Practical Training-Free MCTS Query Optimization

Production query optimizers fall back to heuristic or randomized search, such as greedy ordering or GEQO, once a query joins more than about a dozen relations. This bounds planning time but often leaves plans far from the best available under the same cost model. Learned alternatives such as AlphaJoin and HyperQO can improve search quality, but they depend on workload-specific training, distribution-stable query patterns, and external hint-rewriting deployment. In a reproduction study, the learned MCTS systems we were able to run did not improve on PostgreSQL’s default optimizer under these conditions.

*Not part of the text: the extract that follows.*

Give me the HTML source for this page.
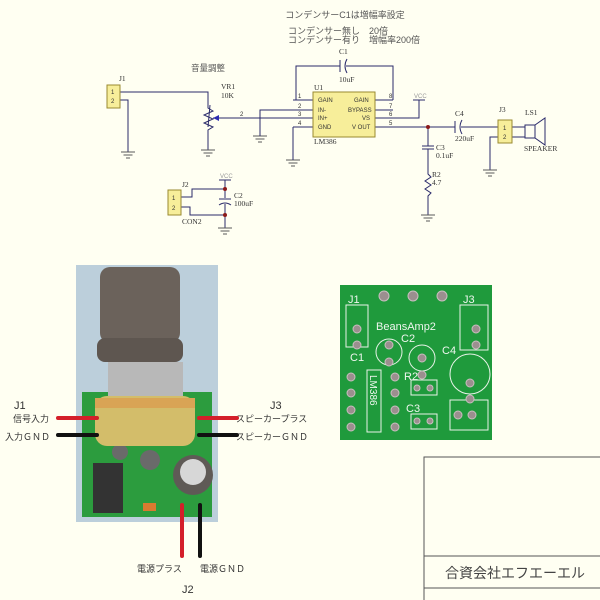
<!DOCTYPE html>
<html><head><meta charset="utf-8"><style>
body{margin:0;background:#fffff2;}
svg{display:block;font-family:"Liberation Serif","Noto Sans CJK JP",serif;}
.j{font-family:"Liberation Sans","Noto Sans CJK JP",sans-serif;}
</style></head><body>
<svg width="600" height="600" viewBox="0 0 600 600" xmlns="http://www.w3.org/2000/svg">
<rect width="600" height="600" fill="#fffff2"/>
<defs>
<g id="gnd" stroke="#5a5a5a" stroke-width="1"><line x1="-7" y1="0" x2="7" y2="0"/><line x1="-4.5" y1="3" x2="4.5" y2="3"/><line x1="-2" y1="6" x2="2" y2="6"/></g>
</defs>
<g class="j" fill="#555" font-size="9">
<text x="345" y="18" text-anchor="middle">コンデンサーC1は増幅率設定</text>
<text x="288" y="34">コンデンサー無し　20倍</text>
<text x="288" y="43">コンデンサー有り　増幅率200倍</text>
<text x="191" y="71" font-size="8.5">音量調整</text>
</g>
<g stroke="#2b2b6b" stroke-width="1" fill="none">
<polyline points="296,100 296,66 340,66"/><polyline points="346,66 393,66 393,100"/>
<line x1="340" y1="60" x2="340" y2="72"/><path d="M347,59 Q343,66 347,73"/>
<line x1="293" y1="100" x2="313" y2="100"/><line x1="288" y1="110" x2="313" y2="110"/>
<line x1="213" y1="118" x2="313" y2="118"/><line x1="293" y1="127" x2="313" y2="127"/>
<line x1="375" y1="100" x2="393" y2="100"/><line x1="375" y1="110" x2="393" y2="110"/>
<polyline points="375,118 419,118 419,100"/><line x1="413" y1="100" x2="425" y2="100"/>
<line x1="375" y1="127" x2="455" y2="127"/><line x1="461" y1="127" x2="498" y2="127"/>
<polyline points="260,128 260,110 288,110"/>
<polyline points="293,127 293,158"/>
<polyline points="120,92 208,92 208,104"/><polyline points="120,100 128,100 128,152"/>
<polyline points="208,104 208,108 213,111 204,115 213,119 204,123 213,127 208,130 208,150"/>
<line x1="208" y1="127" x2="210" y2="105"/>
<line x1="455" y1="121" x2="455" y2="133"/><path d="M462,120 Q458,127 462,134"/>
<polyline points="428,127 428,146"/><line x1="422" y1="146" x2="434" y2="146"/><line x1="422" y1="149" x2="434" y2="149"/>
<polyline points="428,149 428,174 431,177 425,181 431,185 425,189 431,193 428,196 428,215"/>
<polyline points="498,137 490,137 490,170"/>
<line x1="512" y1="127" x2="525" y2="127"/><line x1="512" y1="137" x2="525" y2="137"/>
<rect x="525" y="125" width="10" height="13"/><polygon points="535,125 545,118 545,145 535,138"/>
<polyline points="181,197 192,197 192,189 225,189 225,198"/><polyline points="181,207 190,207 190,215 225,215 225,204"/>
<line x1="225" y1="180" x2="225" y2="189"/><line x1="225" y1="215" x2="225" y2="228"/>
<line x1="219" y1="180" x2="231" y2="180"/>
<line x1="219" y1="199" x2="231" y2="199"/><path d="M219,205 Q225,201 231,205"/>
</g>
<polygon points="213,118 219,115 219,121" fill="#2b2bb0"/>
<circle cx="428" cy="127" r="2" fill="#8b1a1a"/><circle cx="225" cy="189" r="2" fill="#8b1a1a"/><circle cx="225" cy="215" r="2" fill="#8b1a1a"/>
<use href="#gnd" x="128" y="152"/><use href="#gnd" x="208" y="150"/><use href="#gnd" x="260" y="136"/>
<use href="#gnd" x="293" y="160"/><use href="#gnd" x="428" y="215"/><use href="#gnd" x="490" y="170"/><use href="#gnd" x="225" y="228"/>
<g stroke="#2b2b6b" fill="none"><line x1="260" y1="128" x2="260" y2="136"/><line x1="293" y1="158" x2="293" y2="160"/></g>
<rect x="313" y="92" width="62" height="45" fill="#f7ee9a" stroke="#9a8a30"/>
<rect x="107" y="85" width="13" height="23" fill="#f7ee9a" stroke="#9a8a30"/>
<rect x="498" y="120" width="14" height="23" fill="#f7ee9a" stroke="#9a8a30"/>
<rect x="168" y="190" width="13" height="25" fill="#f7ee9a" stroke="#9a8a30"/>
<g fill="#333" font-size="6" class="j">
<text x="318" y="102">GAIN</text><text x="354" y="102">GAIN</text>
<text x="318" y="112">IN-</text><text x="348" y="112">BYPASS</text>
<text x="318" y="120">IN+</text><text x="362" y="120">VS</text>
<text x="318" y="129">GND</text><text x="352" y="129">V OUT</text>
<text x="298" y="98">1</text><text x="298" y="108">2</text><text x="298" y="116">3</text><text x="298" y="125">4</text>
<text x="389" y="98">8</text><text x="389" y="108">7</text><text x="389" y="116">6</text><text x="389" y="125">5</text>
<text x="111" y="94">1</text><text x="111" y="103">2</text>
<text x="503" y="130">1</text><text x="503" y="139">2</text>
<text x="172" y="200">1</text><text x="172" y="210">2</text>
<text x="240" y="116">2</text>
<text x="414" y="98" fill="#999">VCC</text><text x="220" y="178" fill="#999">VCC</text>
</g>
<g fill="#333" font-size="7.5">
<text x="119" y="81">J1</text><text x="339" y="54">C1</text><text x="339" y="82">10uF</text>
<text x="314" y="90">U1</text><text x="314" y="144">LM386</text>
<text x="221" y="89">VR1</text><text x="221" y="98">10K</text>
<text x="455" y="116">C4</text><text x="455" y="141">220uF</text>
<text x="436" y="150">C3</text><text x="436" y="158">0.1uF</text>
<text x="432" y="177">R2</text><text x="432" y="185">4.7</text>
<text x="499" y="112">J3</text><text x="525" y="115">LS1</text><text x="524" y="151">SPEAKER</text>
<text x="182" y="187">J2</text><text x="182" y="224">CON2</text>
<text x="234" y="198">C2</text><text x="234" y="206">100uF</text>
</g>
<!-- photo -->
<rect x="76" y="265" width="142" height="257" fill="#bccfdb"/>
<rect x="82" y="392" width="130" height="125" fill="#2c9c3e"/>
<rect x="93" y="463" width="30" height="50" fill="#333"/>
<circle cx="193" cy="475" r="20" fill="#5f5a56"/><circle cx="193" cy="472" r="13" fill="#d7d7d7"/>
<circle cx="120" cy="452" r="8" fill="#6a6a6a"/><circle cx="150" cy="460" r="10" fill="#6a6a6a"/>
<rect x="143" y="503" width="13" height="8" fill="#d97a30"/>
<rect x="100" y="267" width="80" height="76" rx="10" fill="#6b625b"/>
<rect x="97" y="338" width="86" height="24" rx="8" fill="#5e5650"/>
<rect x="108" y="362" width="75" height="38" fill="#b8b8b8"/>
<rect x="95" y="396" width="100" height="50" rx="12" fill="#d3bd6a"/>
<rect x="95" y="398" width="100" height="10" fill="#d9a455"/>
<g stroke-width="4" stroke-linecap="round">
<line x1="58" y1="418" x2="97" y2="418" stroke="#d41f2a"/><line x1="58" y1="435" x2="97" y2="435" stroke="#111"/>
<line x1="199" y1="418" x2="237" y2="418" stroke="#d41f2a"/><line x1="199" y1="435" x2="237" y2="435" stroke="#111"/>
<line x1="182" y1="505" x2="182" y2="556" stroke="#d41f2a"/><line x1="200" y1="505" x2="200" y2="556" stroke="#111"/>
</g>
<g class="j" fill="#333" font-size="9">
<text x="14" y="409" font-size="11">J1</text><text x="13" y="422">信号入力</text><text x="5" y="440">入力ＧＮＤ</text>
<text x="270" y="409" font-size="11">J3</text><text x="236" y="422">スピーカープラス</text><text x="236" y="440">スピーカーＧＮＤ</text>
<text x="137" y="572">電源プラス</text><text x="200" y="572">電源ＧＮＤ</text><text x="182" y="593" font-size="11">J2</text>
</g>
<!-- PCB -->
<rect x="340" y="285" width="152" height="155" fill="#1f9a3c"/>
<g stroke="#e8f3e8" stroke-width="1" fill="none">
<rect x="346" y="305" width="22" height="42"/><rect x="460" y="305" width="28" height="45"/>
<circle cx="389" cy="352" r="13"/><circle cx="422" cy="358" r="13"/><circle cx="470" cy="374" r="20"/>
<rect x="367" y="370" width="14" height="62"/><rect x="411" y="380" width="26" height="15"/><rect x="411" y="414" width="26" height="15"/><rect x="450" y="400" width="38" height="30"/>
</g>
<g fill="#9b8f8f" stroke="#c9bfbf">
<circle cx="384" cy="296" r="5"/><circle cx="413" cy="296" r="5"/><circle cx="442" cy="296" r="5"/>
<circle cx="357" cy="329" r="4"/><circle cx="357" cy="345" r="4"/><circle cx="476" cy="329" r="4"/><circle cx="476" cy="345" r="4"/>
<circle cx="389" cy="345" r="4"/><circle cx="389" cy="362" r="4"/><circle cx="422" cy="358" r="4"/><circle cx="422" cy="375" r="4"/>
<circle cx="470" cy="383" r="4"/><circle cx="470" cy="399" r="4"/>
<circle cx="351" cy="393" r="4"/><circle cx="351" cy="410" r="4"/><circle cx="351" cy="427" r="4"/>
<circle cx="351" cy="377" r="4"/><circle cx="395" cy="377" r="4"/><circle cx="395" cy="393" r="4"/><circle cx="395" cy="410" r="4"/><circle cx="395" cy="427" r="4"/>
<circle cx="417" cy="388" r="3"/><circle cx="430" cy="388" r="3"/><circle cx="417" cy="421" r="3"/><circle cx="430" cy="421" r="3"/>
<circle cx="458" cy="415" r="4"/><circle cx="472" cy="415" r="4"/>
</g>
<g class="j" fill="#eef6ee" font-size="11">
<text x="348" y="303">J1</text><text x="463" y="303">J3</text><text x="376" y="330">BeansAmp2</text>
<text x="401" y="342">C2</text><text x="442" y="354">C4</text><text x="350" y="361">C1</text>
<text x="404" y="380">R2</text><text x="406" y="412">C3</text>
<text x="370" y="375" transform="rotate(90 370 375)" font-size="10">LM386</text>
</g>
<!-- title block -->
<g stroke="#555" fill="none"><polyline points="424,600 424,457 600,457"/><line x1="424" y1="556" x2="600" y2="556"/><line x1="424" y1="588" x2="600" y2="588"/></g>
<text x="445" y="578" class="j" fill="#444" font-size="14">合資会社エフエーエル</text>
</svg>
</body></html>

We present MCTS-Extreme, a training-free Monte Carlo Tree Search join optimizer that reuses PostgreSQL’s own cost model instead of replacing it with learned components. It combines a UCT-Extreme selection rule, which tracks each subtree’s best plan so far rather than its average, with a configurable plan-shape parameter, and it runs natively as a PostgreSQL planner extension. We evaluate it against AlphaJoin, HyperQO, and PostgreSQL’s DPSize and GEQO on the Join Order Benchmark (JOB), JOB-Complex, and a 200-query IMDb-CEB subset. In the high-arity regime where the planner already switches to GEQO, MCTS-Extreme produces faster end-to-end plans: 1.47x over GEQO on JOB queries with at least 12 relations, and 1.17x on the independent IMDb-CEB slice, with planning time comparable to GEQO’s.